There weren’t any whispers, just dimly lit blackness. He checked each room individually, searching for what he had lost once again, what was taken away and hadn’t left a single trace. Johnny thought it strange that the house was empty, the two men outside seeming like guards for a treasure they knew nothing about. As he walked back down the steps, he could vaguely see the outline of the younger one standing up outside, the glass window in the door providing Johnny with all the picture he needed.
The shot went through the wooden door, knocking the man down to the ground. He began to moan in-between muffled bloody coughs. Johnny quickly reloaded and waited by the door. What could have been a minute or ten, Johnny stood waiting and listening to the man outside slowly pass. The footsteps were fast as they approached; they sounded soft on the ground. He heard the voice through the hole in the door.
“Peter? Peter, are you…?” Johnny opened the door, pointing the shotgun at the frightened boy on his knees. He wasn’t much older than thirteen, blonde hair and a face covered in dirt from whatever the previous week had to offer. The boy’s hand slowly reached for Peter’s lonesome shotgun. A slow motion that didn’t go much further than that.
“Stop.
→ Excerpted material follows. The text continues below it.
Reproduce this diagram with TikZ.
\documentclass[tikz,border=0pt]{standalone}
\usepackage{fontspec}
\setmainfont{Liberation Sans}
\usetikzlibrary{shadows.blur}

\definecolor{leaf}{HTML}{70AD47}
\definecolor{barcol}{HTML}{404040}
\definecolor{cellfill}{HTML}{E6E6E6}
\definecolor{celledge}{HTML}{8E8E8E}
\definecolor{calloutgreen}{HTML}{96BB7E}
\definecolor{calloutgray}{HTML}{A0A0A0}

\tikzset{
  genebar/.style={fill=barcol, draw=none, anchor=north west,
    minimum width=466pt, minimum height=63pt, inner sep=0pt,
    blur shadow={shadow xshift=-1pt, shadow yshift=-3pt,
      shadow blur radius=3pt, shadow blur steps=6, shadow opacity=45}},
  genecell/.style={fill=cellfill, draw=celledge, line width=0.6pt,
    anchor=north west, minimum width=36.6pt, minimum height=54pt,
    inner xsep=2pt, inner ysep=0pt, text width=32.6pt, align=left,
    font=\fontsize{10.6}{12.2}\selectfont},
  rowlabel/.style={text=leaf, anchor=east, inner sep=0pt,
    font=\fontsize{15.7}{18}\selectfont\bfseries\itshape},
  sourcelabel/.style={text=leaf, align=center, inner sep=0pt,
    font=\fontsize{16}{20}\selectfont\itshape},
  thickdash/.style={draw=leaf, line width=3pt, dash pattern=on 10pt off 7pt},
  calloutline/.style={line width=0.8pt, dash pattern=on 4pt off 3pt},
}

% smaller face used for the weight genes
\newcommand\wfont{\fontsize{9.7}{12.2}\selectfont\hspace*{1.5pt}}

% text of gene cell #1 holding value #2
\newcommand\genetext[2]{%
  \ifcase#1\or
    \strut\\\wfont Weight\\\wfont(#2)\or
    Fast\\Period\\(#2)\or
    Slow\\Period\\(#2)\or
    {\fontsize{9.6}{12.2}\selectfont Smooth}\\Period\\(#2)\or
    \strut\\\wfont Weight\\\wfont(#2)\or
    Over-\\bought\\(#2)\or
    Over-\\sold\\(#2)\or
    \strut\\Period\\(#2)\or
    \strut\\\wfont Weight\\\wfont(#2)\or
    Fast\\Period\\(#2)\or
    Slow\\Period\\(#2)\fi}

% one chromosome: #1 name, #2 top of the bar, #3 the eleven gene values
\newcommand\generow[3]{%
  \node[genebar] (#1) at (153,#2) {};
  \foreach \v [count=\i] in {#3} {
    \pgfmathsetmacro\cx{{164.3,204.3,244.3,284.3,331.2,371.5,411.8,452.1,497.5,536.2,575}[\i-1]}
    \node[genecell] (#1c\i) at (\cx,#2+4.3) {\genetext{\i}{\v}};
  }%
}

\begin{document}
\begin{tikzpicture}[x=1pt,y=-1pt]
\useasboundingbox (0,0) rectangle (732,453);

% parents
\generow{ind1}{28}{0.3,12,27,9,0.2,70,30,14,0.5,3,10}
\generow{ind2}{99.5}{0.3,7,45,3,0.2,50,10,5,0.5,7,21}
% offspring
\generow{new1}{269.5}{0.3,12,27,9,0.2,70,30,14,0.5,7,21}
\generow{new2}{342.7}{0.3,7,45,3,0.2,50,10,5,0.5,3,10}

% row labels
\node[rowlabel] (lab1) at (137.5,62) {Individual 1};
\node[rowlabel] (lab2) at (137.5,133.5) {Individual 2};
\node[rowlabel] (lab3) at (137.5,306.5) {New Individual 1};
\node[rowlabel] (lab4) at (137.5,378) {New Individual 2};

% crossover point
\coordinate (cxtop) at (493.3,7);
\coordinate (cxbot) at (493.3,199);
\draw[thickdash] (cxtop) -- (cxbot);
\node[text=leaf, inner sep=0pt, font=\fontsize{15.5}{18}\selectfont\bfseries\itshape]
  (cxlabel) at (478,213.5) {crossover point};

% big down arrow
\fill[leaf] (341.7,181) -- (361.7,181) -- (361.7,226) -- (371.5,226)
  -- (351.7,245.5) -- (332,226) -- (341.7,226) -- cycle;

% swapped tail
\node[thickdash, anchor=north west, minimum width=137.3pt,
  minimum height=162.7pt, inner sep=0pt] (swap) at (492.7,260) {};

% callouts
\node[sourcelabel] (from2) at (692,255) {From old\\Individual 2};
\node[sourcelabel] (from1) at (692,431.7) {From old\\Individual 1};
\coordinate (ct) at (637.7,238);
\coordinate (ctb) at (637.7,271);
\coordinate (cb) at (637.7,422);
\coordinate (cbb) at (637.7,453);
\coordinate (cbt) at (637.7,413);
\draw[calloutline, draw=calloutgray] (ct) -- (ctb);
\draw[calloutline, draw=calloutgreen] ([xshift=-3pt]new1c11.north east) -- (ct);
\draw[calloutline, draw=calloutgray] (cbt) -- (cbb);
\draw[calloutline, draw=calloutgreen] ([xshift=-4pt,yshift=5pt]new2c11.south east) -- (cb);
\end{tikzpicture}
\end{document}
Don’t move.”
“I… I was…”
“I don’t care. Where’s my girlfriend?”
“She’s in the other barn with Keith.”
“Don’t follow me.” Johnny said as he grabbed the shotgun from the ground and slowly walked off in another unfamiliar direction.
As the boy sat down on the ground next to his dead brother, he heard the eventual shots from the barn, the loud rumble of somebody deciding on what the best possible discourse was. He heard the car engine sputtering, before it eventually drove off, down the road, and yet the thought hadn’t occurred to him that he was completely alone in the world. In fact, it took days for it to sink in. Afterwards it would just seem like something that didn’t happen. The shear loneliness would make even the most vivid of memories slowly fade with the daylight. It would become easier to stay in one place, avoiding all the grounded noises taking off in the distance.